I just cannot believe at this point Monday is the only nice day in the forecast for next week. On our farm we mowed alfalfa Sunday afternoon and more than likely will end up wrapping it. Good to hear from you David ..Most likely I live about an hour west of you


----------



## Vol (Jul 5, 2009)

Just came in from spraying my hoppers....suck it up you pesky varmits. Got to get it sprayed early before the bees start stirring around.

Regards, Mike


----------



## farmero (Sep 23, 2013)

The leafhoppers are still here. Tomorrow I can spray all the fields. As I noted above I did use warrior on second cutting and you could see right to the line where I sprayed. Spraying saved that cutting. Last night I made some early bloom 3rd cutting Alfalfa/Orchard grass. There was some evidence of hoppers so I decided to cut it. Really turned out nice as I baled just as dark was setting in and used a little preservative. Just thought I would pass this along.


----------



## rjmoses (Apr 4, 2010)

mlappin said:


> Planted some hopper resistant alfalfa and was very happy with it, consistently was the best yielder, however it seems to be short lived, or it could be that this is the third monsoon year in a row and it just doesn't like wet feet.

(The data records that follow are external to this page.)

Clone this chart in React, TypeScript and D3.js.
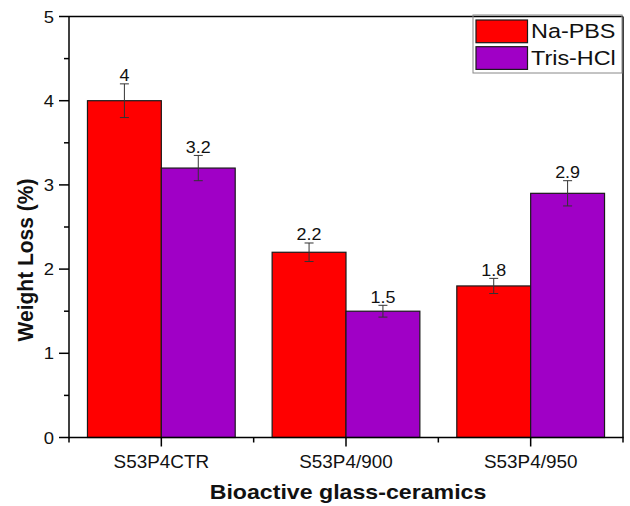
import React from "react";
import * as d3 from "d3";

// Data
const categories = ["S53P4CTR", "S53P4/900", "S53P4/950"];
const seriesNames = ["Na-PBS", "Tris-HCl"];
const naPBS = [4, 2.2, 1.8];
const naPBSErr = [0.2, 0.11, 0.09];
const trisHCl = [3.2, 1.5, 2.9];
const trisHClErr = [0.15, 0.07, 0.15];
const yTicks = [0, 1, 2, 3, 4, 5];
const yMinorTicks = [0.5, 1.5, 2.5, 3.5, 4.5];
const seriesColors = ["#FF0000", "#A000C6"];

const W = 630;
const H = 506;
const FONT = "'Liberation Sans', Arial, sans-serif";
const SX = 1.12; // horizontal text stretch

const plot = { left: 69, right: 623, top: 16.5, bottom: 437.5 };

export default function App() {
  const x = d3.scaleLinear().domain([0.5, categories.length + 0.5]).range([plot.left, plot.right]);
  const y = d3.scaleLinear().domain([0, 5]).range([plot.bottom, plot.top]);
  const barW = 0.4;

  const series = [
    { name: seriesNames[0], values: naPBS, errs: naPBSErr, color: seriesColors[0], offset: -barW },
    { name: seriesNames[1], values: trisHCl, errs: trisHClErr, color: seriesColors[1], offset: 0 },
  ];

  const xMajor = categories.map((_, i) => i + 1);
  const xMinor = d3.range(0.5, categories.length + 1, 1);

  const sText = (tx: number, ty: number, s = SX) => `translate(${tx},${ty}) scale(${s},1)`;

  return (
    <svg
      width={W}
      height={H}
      style={{ position: "absolute", left: 0, top: 0, background: "#fff" }}
      fontFamily={FONT}
    >
      <rect x={0} y={0} width={W} height={H} fill="#fff" />

      {/* bars */}
      {series.map((s) =>
        s.values.map((v, i) => {
          const x0 = x(i + 1 + s.offset);
          const x1 = x(i + 1 + s.offset + barW);
          return (
            <rect
              key={s.name + i}
              x={x0}
              y={y(v)}
              width={x1 - x0}
              height={y(0) - y(v)}
              fill={s.color}
              stroke="#1a1a1a"
              strokeWidth={1.2}
            />
          );
        })
      )}

      {/* error bars and value labels */}
      {series.map((s) =>
        s.values.map((v, i) => {
          const cx = x(i + 1 + s.offset + barW / 2);
          const yt = y(v + s.errs[i]);
          const yb = y(v - s.errs[i]);
          return (
            <g key={"e" + s.name + i}>
              <line x1={cx} x2={cx} y1={yt} y2={yb} stroke="#333" strokeWidth={1} />
              <line x1={cx - 4.5} x2={cx + 4.5} y1={yt} y2={yt} stroke="#333" strokeWidth={1} />
              <line x1={cx - 4.5} x2={cx + 4.5} y1={yb} y2={yb} stroke="#333" strokeWidth={1} />
              <text
                transform={sText(cx, yt - 2.5)}
                textAnchor="middle"
                fontSize={16}
                fill="#111"
              >
                {String(v)}
              </text>
            </g>
          );
        })
      )}

      {/* frame */}
      <line x1={plot.left} x2={plot.right} y1={plot.top} y2={plot.top} stroke="#000" strokeWidth={1.5} />
      <line x1={plot.right} x2={plot.right} y1={plot.top} y2={plot.bottom} stroke="#000" strokeWidth={1.5} />
      <line x1={plot.left} x2={plot.left} y1={plot.top} y2={plot.bottom + 0.75} stroke="#000" strokeWidth={1.5} />
      <line x1={plot.left} x2={plot.right + 0.75} y1={plot.bottom} y2={plot.bottom} stroke="#000" strokeWidth={1.5} />

      {/* y axis ticks */}
      {yTicks.map((t) => (
        <g key={"yt" + t}>
          <line x1={plot.left - 10} x2={plot.left} y1={y(t)} y2={y(t)} stroke="#000" strokeWidth={1.5} />
          <text
            transform={sText(plot.left - 15, y(t) + 6)}
            textAnchor="end"
            fontSize={16.5}
            fill="#111"
          >
            {t}
          </text>
        </g>
      ))}
      {yMinorTicks.map((t) => (
        <line key={"ym" + t} x1={plot.left - 5} x2={plot.left} y1={y(t)} y2={y(t)} stroke="#000" strokeWidth={1.5} />
      ))}

      {/* x axis ticks */}
      {xMajor.map((t, i) => (
        <g key={"xt" + t}>
          <line x1={x(t)} x2={x(t)} y1={plot.bottom} y2={plot.bottom + 9} stroke="#000" strokeWidth={1.5} />
          <text transform={sText(x(t), 467.5, 1.05)} textAnchor="middle" fontSize={18} fill="#111">
            {categories[i]}
          </text>
        </g>
      ))}
      {xMinor.map((t) => (
        <line key={"xm" + t} x1={x(t)} x2={x(t)} y1={plot.bottom} y2={plot.bottom + 5} stroke="#000" strokeWidth={1.5} />
      ))}

      {/* axis titles */}
      <text
        transform={sText((plot.left + plot.right) / 2 + 2, 499, 1.13)}
        textAnchor="middle"
        fontSize={20.5}
        fontWeight="bold"
        fill="#111"
      >
        Bioactive glass-ceramics
      </text>
      <text
        transform={`translate(33,260) rotate(-90) scale(1,1.07)`}
        textAnchor="middle"
        fontSize={21}
        fontWeight="bold"
        fill="#111"
      >
        Weight Loss (%)
      </text>

      {/* legend */}
      <g>
        <rect x={473} y={15} width={149} height={58} fill="none" stroke="#888" strokeWidth={1} />
        {series.map((s, i) => (
          <g key={"lg" + s.name}>
            <rect
              x={476}
              y={20 + i * 26.7}
              width={51.5}
              height={22.7}
              fill={s.color}
              stroke="#1a1a1a"
              strokeWidth={1.2}
            />
            <text transform={sText(531, 38.3 + i * 26.7, 1.2)} fontSize={19.5} fill="#111">
              {s.name}
            </text>
          </g>
        ))}
      </g>
    </svg>
  );
}
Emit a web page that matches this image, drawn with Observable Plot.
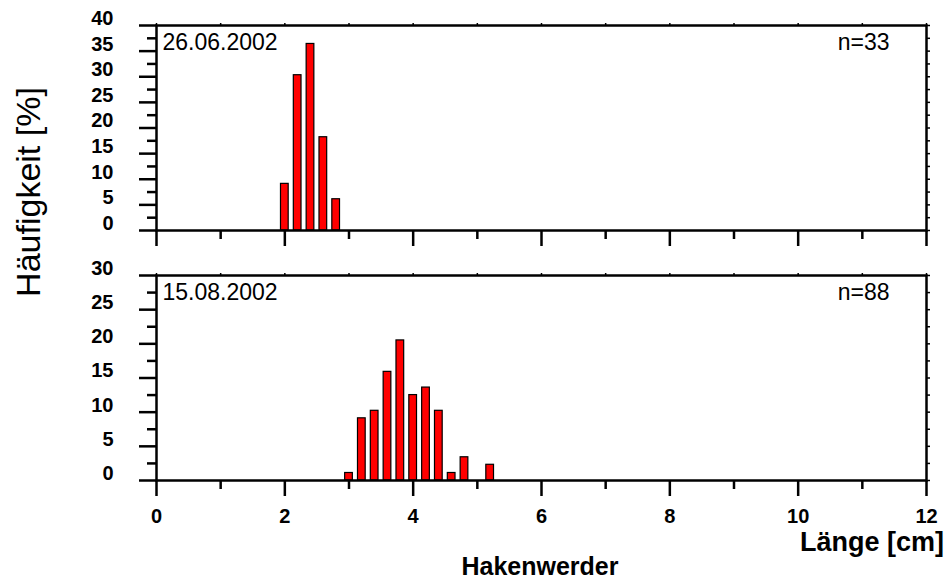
<!DOCTYPE html>
<html>
<head>
<meta charset="utf-8">
<script src="https://cdn.jsdelivr.net/npm/d3@7"></script>
<script src="https://cdn.jsdelivr.net/npm/@observablehq/plot@0.6"></script>
<style>
  body { margin: 0; background: white; }
  #chart { position: relative; width: 947px; height: 579px; font-family: "Liberation Sans", Arial, sans-serif; }
  #chart svg { position: absolute; left: 0; overflow: visible; }
</style>
</head>
<body>
<div id="chart"></div>
<script>
// ---- data ----
const lengths1 = [2.0, 2.2, 2.4, 2.6, 2.8];
const pct1 = [9.1, 30.3, 36.4, 18.2, 6.1];
const lengths2 = [3.0, 3.2, 3.4, 3.6, 3.8, 4.0, 4.2, 4.4, 4.6, 4.8, 5.2];
const pct2 = [1.1, 9.1, 10.2, 15.9, 20.5, 12.5, 13.6, 10.2, 1.1, 3.4, 2.3];
const dates = ["26.06.2002", "15.08.2002"];
const counts = ["n=33", "n=88"];
const yMaxes = [40, 30];
const xMajorTicks = [0, 2, 4, 6, 8, 10, 12];
const xMinorTicks = [1, 3, 5, 7, 9, 11];
const xTopTicks = [0, 1, 2, 3, 4, 5, 6, 7, 8, 9, 10, 11, 12];
const yLabel = "Häufigkeit [%]";
const xLabel = "Länge [cm]";
const siteLabel = "Hakenwerder";

const FONT = "Liberation Sans, Arial, sans-serif";
const halfBar = 0.06;

function panel(i, lens, vals, height, marginBottom, showXLabels) {
  const data = lens.map((l, k) => ({len: l, pct: vals[k]}));
  const yMax = yMaxes[i];
  const yMajor = d3.range(0, yMax + 0.001, 5);
  const yMinor = d3.range(2.5, yMax, 5);
  const yAll = d3.range(0, yMax + 0.001, 2.5);
  return Plot.plot({
    width: 947,
    height,
    marginLeft: 156,
    marginRight: 21,
    marginTop: 25,
    marginBottom,
    style: {fontFamily: FONT, color: "black", background: "transparent"},
    x: {domain: [0, 12]},
    y: {domain: [0, yMax]},
    marks: [
      Plot.rectY(data, {
        x1: d => d.len - halfBar, x2: d => d.len + halfBar, y: "pct",
        fill: "#ff0000", stroke: "black", strokeWidth: 1.2
      }),
      Plot.frame({strokeWidth: 2.5}),
      // left y axis: ticks
      Plot.axisY({ticks: yMajor, tickSize: 17, tickFormat: () => "", label: null, strokeWidth: 2.5}),
      Plot.axisY({ticks: yMinor, tickSize: 9, tickFormat: () => "", label: null, strokeWidth: 2.5}),
      // left y axis: labels (raised slightly above their ticks)
      Plot.axisY({ticks: yMajor, tickSize: 0, tickPadding: 43, fontSize: 20, fontWeight: "bold",
        dy: -7, label: null}),
      // right frame small ticks
      Plot.axisY({anchor: "right", ticks: yAll, tickSize: 3, tickFormat: () => "", label: null, strokeWidth: 1.5}),
      // top frame small ticks
      Plot.axisX({anchor: "top", ticks: xTopTicks, tickSize: 3, tickFormat: () => "", label: null, strokeWidth: 1.5}),
      // bottom x axis
      Plot.axisX({ticks: xMajorTicks, tickSize: 16, tickPadding: 12, fontSize: 20, fontWeight: "bold",
        tickFormat: showXLabels ? d => String(d) : () => "", label: null, strokeWidth: 2.5}),
      Plot.axisX({ticks: xMinorTicks, tickSize: 9, tickFormat: () => "", label: null, strokeWidth: 2.5}),
      // panel annotations
      Plot.text([dates[i]], {text: d => d, frameAnchor: "top-left", textAnchor: "start", lineAnchor: "top",
        dx: 6, dy: 8, fontSize: 23}),
      Plot.text([counts[i]], {text: d => d, frameAnchor: "top-right", textAnchor: "end", lineAnchor: "top",
        dx: -37, dy: 8, fontSize: 23})
    ]
  });
}

const chart = document.getElementById("chart");
const p1 = panel(0, lengths1, pct1, 250, 20, false);
p1.style.top = "0px";
chart.appendChild(p1);
const p2 = panel(1, lengths2, pct2, 329, 99, true);
p2.style.top = "250px";
chart.appendChild(p2);

// overlay with shared labels
const ov = d3.create("svg").attr("width", 947).attr("height", 579)
  .style("top", "0px").style("pointer-events", "none")
  .attr("font-family", FONT);
ov.append("text").attr("transform", "translate(40,192) rotate(-90)")
  .attr("text-anchor", "middle").attr("font-size", 34).text(yLabel);
ov.append("text").attr("x", 944).attr("y", 551).attr("text-anchor", "end")
  .attr("font-size", 27).attr("font-weight", "bold").text(xLabel);
ov.append("text").attr("x", 540).attr("y", 575).attr("text-anchor", "middle")
  .attr("font-size", 25).attr("font-weight", "bold").text(siteLabel);
chart.appendChild(ov.node());
</script>
</body>
</html>
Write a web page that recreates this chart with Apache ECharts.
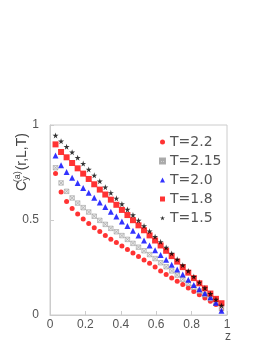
<!DOCTYPE html>
<html>
<head>
<meta charset="utf-8">
<script src="https://cdn.jsdelivr.net/npm/echarts@6/dist/echarts.min.js"></script>
<style>html,body{margin:0;padding:0;background:#fff;}#c{width:273px;height:353px;}</style>
</head>
<body>
<div id="c"></div>
<script>
var zValues = [0.03125,0.0625,0.09375,0.125,0.15625,0.1875,0.21875,0.25,0.28125,0.3125,0.34375,0.375,0.40625,0.4375,0.46875,0.5,0.53125,0.5625,0.59375,0.625,0.65625,0.6875,0.71875,0.75,0.78125,0.8125,0.84375,0.875,0.90625,0.9375,0.96875];
var seriesNames = ['T=2.2','T=2.15','T=2.0','T=1.8','T=1.5'];
var cT22 = [0.745,0.647,0.598,0.560,0.532,0.505,0.481,0.459,0.439,0.418,0.399,0.381,0.363,0.345,0.326,0.308,0.290,0.272,0.252,0.232,0.213,0.195,0.177,0.160,0.142,0.124,0.106,0.090,0.073,0.055,0.032];
var cT215 = [0.775,0.695,0.651,0.616,0.589,0.565,0.542,0.520,0.498,0.477,0.456,0.438,0.418,0.398,0.377,0.357,0.338,0.318,0.297,0.275,0.254,0.232,0.210,0.188,0.166,0.146,0.126,0.106,0.086,0.062,0.035];
var cT20 = [0.840,0.788,0.753,0.723,0.695,0.668,0.644,0.617,0.592,0.568,0.544,0.518,0.492,0.468,0.444,0.418,0.392,0.366,0.341,0.316,0.291,0.265,0.240,0.213,0.185,0.158,0.135,0.114,0.093,0.065,0.022];
var cT18 = [0.898,0.858,0.830,0.800,0.772,0.744,0.716,0.688,0.660,0.634,0.607,0.580,0.553,0.526,0.499,0.472,0.446,0.419,0.392,0.366,0.338,0.310,0.281,0.252,0.223,0.194,0.167,0.140,0.113,0.085,0.062];
var cT15 = [0.945,0.915,0.886,0.857,0.828,0.797,0.766,0.735,0.704,0.673,0.643,0.614,0.584,0.555,0.526,0.498,0.469,0.441,0.412,0.385,0.355,0.324,0.293,0.262,0.232,0.202,0.172,0.142,0.112,0.082,0.050];

function pairs(ys){ return ys.map(function(y,i){ return [zValues[i], y]; }); }

var starPath = 'path://M50,0 L61,35 L98,35 L68,57 L79,91 L50,70 L21,91 L32,57 L2,35 L39,35 Z';
var xboxPath = 'path://M0,0 L10,0 L10,10 L0,10 Z M0,0 L10,10 M10,0 L0,10';

var chart = echarts.init(document.getElementById('c'), null, {renderer:'canvas'});
var lbl = {color:'#555', fontSize:12, fontFamily:'Liberation Sans, Arial, sans-serif'};
chart.setOption({
  animation:false,
  backgroundColor:'#fff',
  grid:{left:50, right:46, top:125, bottom:38, show:true, borderColor:'#cccccc', borderWidth:1},
  xAxis:{type:'value', min:0, max:1, interval:0.2,
    axisLine:{show:true, lineStyle:{color:'#cccccc'}},
    axisTick:{show:true, inside:true, length:4, lineStyle:{color:'#cccccc'}},
    splitLine:{show:false},
    axisLabel:Object.assign({margin:4}, lbl)},
  yAxis:{type:'value', min:0, max:1, interval:0.5,
    axisLine:{show:true, lineStyle:{color:'#cccccc'}},
    axisTick:{show:true, inside:true, length:4, lineStyle:{color:'#cccccc'}},
    splitLine:{show:false},
    axisLabel:Object.assign({margin:11}, lbl)},
  legend:{orient:'vertical', left:154, top:129, itemWidth:5, itemHeight:5, itemGap:3,
    textStyle:{color:'#555', fontSize:14, lineHeight:16, fontFamily:'DejaVu Sans, sans-serif'},
    data:seriesNames},
  series:[
    {name:seriesNames[0], type:'scatter', data:pairs(cT22), symbol:'circle', symbolSize:5, itemStyle:{color:'#ff0000'}},
    {name:seriesNames[1], type:'scatter', data:pairs(cT215), symbol:xboxPath, symbolSize:4.5, itemStyle:{color:'#e6e6e6', borderColor:'#999999', borderWidth:0.7}},
    {name:seriesNames[2], type:'scatter', data:pairs(cT20), symbol:'triangle', symbolSize:6, itemStyle:{color:'#0000ff'}},
    {name:seriesNames[3], type:'scatter', data:pairs(cT18), symbol:'rect', symbolSize:6, itemStyle:{color:'#ff0000'}},
    {name:seriesNames[4], type:'scatter', data:pairs(cT15), symbol:starPath, symbolSize:6, itemStyle:{color:'#000000'}}
  ],
  graphic:[
    {type:'text', left:225, top:331, style:{text:'z', fill:'#555', font:'12px Liberation Sans, Arial, sans-serif'}},
    {type:'text', x:22, y:162, rotation:Math.PI/2, style:{
      text:'{c|C}{s|y}{p|(a)}{c|(r,L,T)}', align:'center', verticalAlign:'middle',
      rich:{c:{fontSize:14, fill:'#444', fontFamily:'Liberation Sans, Arial, sans-serif', verticalAlign:'middle'},
            s:{fontSize:9, fill:'#444', fontFamily:'Liberation Sans, Arial, sans-serif', padding:[8,0,0,0]},
            p:{fontSize:9, fill:'#444', fontFamily:'Liberation Sans, Arial, sans-serif', padding:[0,1,8,-6]}}
    }}
  ]
});
</script>
</body>
</html>
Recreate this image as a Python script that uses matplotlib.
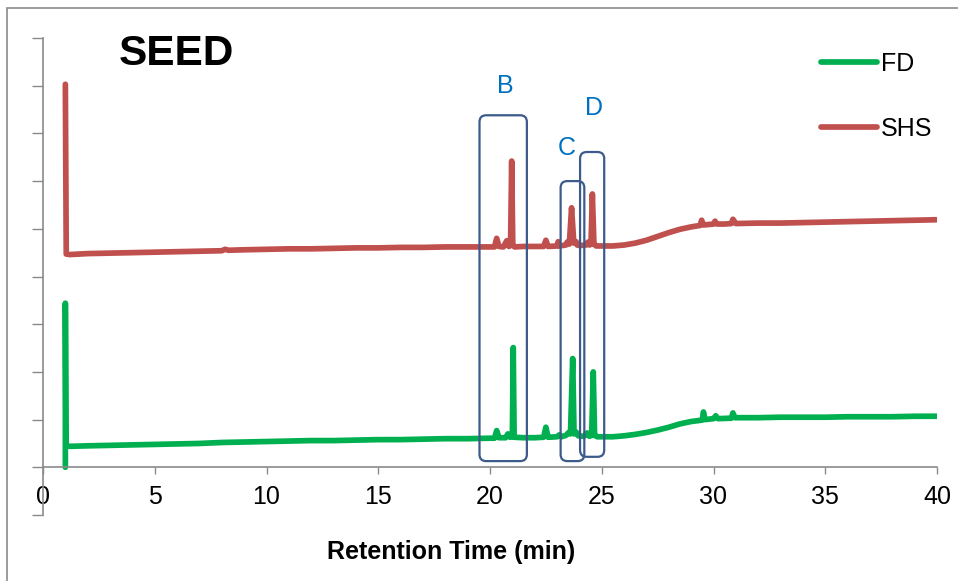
import matplotlib
matplotlib.use("Agg")
import matplotlib.pyplot as plt
from matplotlib.patches import FancyBboxPatch, Rectangle

plt.rcParams["font.family"] = ["Liberation Sans", "DejaVu Sans"]

# FD trace (time in min, detector response in arbitrary units)
fd_time = [1.0, 1.0, 1.03, 1.2, 2, 3, 4, 5, 6, 7, 8, 9, 10, 11, 12, 13, 14, 15,
           16, 17, 18, 19, 20, 20.2, 20.3, 20.4, 20.7, 20.8, 20.9, 21.0, 21.04,
           21.08, 21.5, 22.0, 22.4, 22.5, 22.6, 23.0, 23.1, 23.2, 23.4, 23.5,
           23.6, 23.7, 23.76, 23.85, 23.95, 24.2, 24.35, 24.45, 24.55, 24.62,
           24.68, 24.8, 25, 25.5, 26, 26.5, 27, 27.5, 28, 28.5, 29, 29.5, 29.55,
           29.62, 30, 30.1, 30.2, 30.8, 30.87, 30.95, 31, 32, 33, 34, 35, 36, 37,
           38, 39, 40]
fd_signal = [0.0, 3.44, 0.45, 0.44, 0.45, 0.46, 0.47, 0.48, 0.49, 0.50, 0.52,
             0.53, 0.54, 0.55, 0.56, 0.56, 0.57, 0.58, 0.58, 0.59, 0.60, 0.60,
             0.61, 0.61, 0.77, 0.62, 0.62, 0.70, 0.63, 0.64, 2.51, 0.63, 0.62,
             0.62, 0.63, 0.84, 0.63, 0.64, 0.68, 0.64, 0.67, 0.72, 0.70, 2.28,
             0.70, 0.74, 0.66, 0.65, 0.72, 0.65, 0.67, 2.00, 0.67, 0.64, 0.64,
             0.64, 0.66, 0.69, 0.73, 0.78, 0.84, 0.91, 0.96, 0.99, 1.16, 1.00,
             1.02, 1.08, 1.02, 1.03, 1.14, 1.04, 1.04, 1.04, 1.05, 1.05, 1.05,
             1.06, 1.06, 1.06, 1.07, 1.07]

# SHS trace
shs_time = [1.0, 1.04, 1.2, 2, 3, 4, 5, 6, 7, 8, 8.15, 8.3, 9, 10, 11, 12, 13,
            14, 15, 16, 17, 18, 19, 20, 20.2, 20.3, 20.4, 20.6, 20.75, 20.85,
            20.92, 20.97, 21.02, 21.1, 21.5, 22.0, 22.4, 22.5, 22.6, 23.0, 23.05,
            23.1, 23.4, 23.45, 23.55, 23.65, 23.75, 23.85, 23.9, 24.0, 24.3,
            24.38, 24.45, 24.52, 24.58, 24.65, 24.75, 25, 25.5, 26, 26.5, 27,
            27.5, 28, 28.5, 29, 29.4, 29.47, 29.55, 30.0, 30.07, 30.15, 30.5,
            30.8, 30.87, 31, 32, 33, 34, 35, 36, 37, 38, 39, 40]
shs_signal = [8.03, 4.47, 4.46, 4.48, 4.49, 4.50, 4.51, 4.52, 4.53, 4.54, 4.57,
              4.55, 4.56, 4.57, 4.58, 4.58, 4.59, 4.60, 4.60, 4.61, 4.61, 4.62,
              4.62, 4.62, 4.62, 4.80, 4.63, 4.62, 4.75, 4.63, 4.65, 6.42, 4.66,
              4.62, 4.63, 4.63, 4.63, 4.76, 4.63, 4.64, 4.73, 4.64, 4.66, 4.72,
              4.68, 5.44, 4.70, 4.73, 4.66, 4.65, 4.66, 4.72, 4.66, 4.68, 5.73,
              4.68, 4.64, 4.64, 4.64, 4.66, 4.70, 4.76, 4.84, 4.92, 4.99, 5.04,
              5.07, 5.18, 5.08, 5.10, 5.16, 5.10, 5.10, 5.11, 5.20, 5.11, 5.12,
              5.12, 5.13, 5.14, 5.15, 5.16, 5.17, 5.18, 5.19]

# highlighted regions: label, x range (min), y range, label position
regions = ["B", "C", "D"]
region_x = [(19.53, 21.65), (23.16, 24.22), (24.03, 25.11)]
region_y = [(0.13, 7.38), (0.13, 6.00), (0.22, 6.61)]
label_pos = [(20.67, 8.0), (23.45, 6.69), (24.65, 7.53)]

GREY = "#8a8a8a"

fig = plt.figure(figsize=(9.58, 5.81), dpi=100)
ax = fig.add_axes([43 / 958, 66 / 581, 894 / 958, 477 / 581])

ax.plot(fd_time, fd_signal, color="#00b050", lw=4.1, label="FD",
        solid_capstyle="round", solid_joinstyle="round")
ax.plot(shs_time, shs_signal, color="#c0504d", lw=4.1, label="SHS",
        solid_capstyle="round", solid_joinstyle="round")

aspect = (894 / 40) / (477 / 10)
for name, (x0, x1), (y0, y1), (lx, ly) in zip(regions, region_x, region_y, label_pos):
    box = FancyBboxPatch((x0, y0), x1 - x0, y1 - y0,
                         boxstyle="round,pad=0,rounding_size=0.3",
                         mutation_aspect=aspect, fill=False,
                         edgecolor="#3c5a8a", lw=1.6, zorder=4)
    ax.add_patch(box)
    ax.text(lx, ly, name, color="#0070c0", fontsize=18, ha="center", va="center")

ax.set_xlim(0, 40)
ax.set_ylim(-1, 9)
ax.set_xticks(range(0, 41, 5))
ax.set_yticks(range(-1, 10))
ax.tick_params(axis="x", direction="out", length=5, width=1, color=GREY,
               labelsize=18, pad=8)
ax.tick_params(axis="y", direction="out", length=8, width=1, color=GREY,
               labelleft=False)

ax.spines["top"].set_visible(False)
ax.spines["right"].set_visible(False)
ax.spines["bottom"].set_position(("data", 0))
for side in ["left", "bottom"]:
    ax.spines[side].set_color(GREY)
    ax.spines[side].set_linewidth(1.2)

fig.text(451 / 958, 1 - 552 / 581, "Retention Time (min)", fontsize=18,
         fontweight="bold", ha="center", va="center")
fig.text(119 / 958, 1 - 54 / 581, "SEED", fontsize=30.5, fontweight="bold",
         ha="left", va="center")

ax.legend(loc="upper left", bbox_to_anchor=(821 / 958, 1 - 52 / 581),
          bbox_transform=fig.transFigure, frameon=False, fontsize=18,
          handlelength=2.25, handletextpad=0.15, labelspacing=1.64,
          borderpad=0, borderaxespad=0)

fig.patches.append(Rectangle((7 / 958, -0.1), 1.2, 1 - 8 / 581 + 0.1,
                             transform=fig.transFigure, fill=False,
                             edgecolor=GREY, lw=1.2))

fig.savefig("out.png", dpi=100)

Me too! Resistant, but only got 4 good years out of field. Weevils did hurt this field pretty bad but I don't know if they hurt it THAT much.

I would do LHR again. And if it was RR, wow! Then weevil resistant. And drought resistant. And weed resistant. With a 20 year lifespan.

Dreamin'

Ralph


----------



## Vol (Jul 5, 2009)

farmero said:


> The leafhoppers are still here.


And they will be there until frost....

Regards, Mike


----------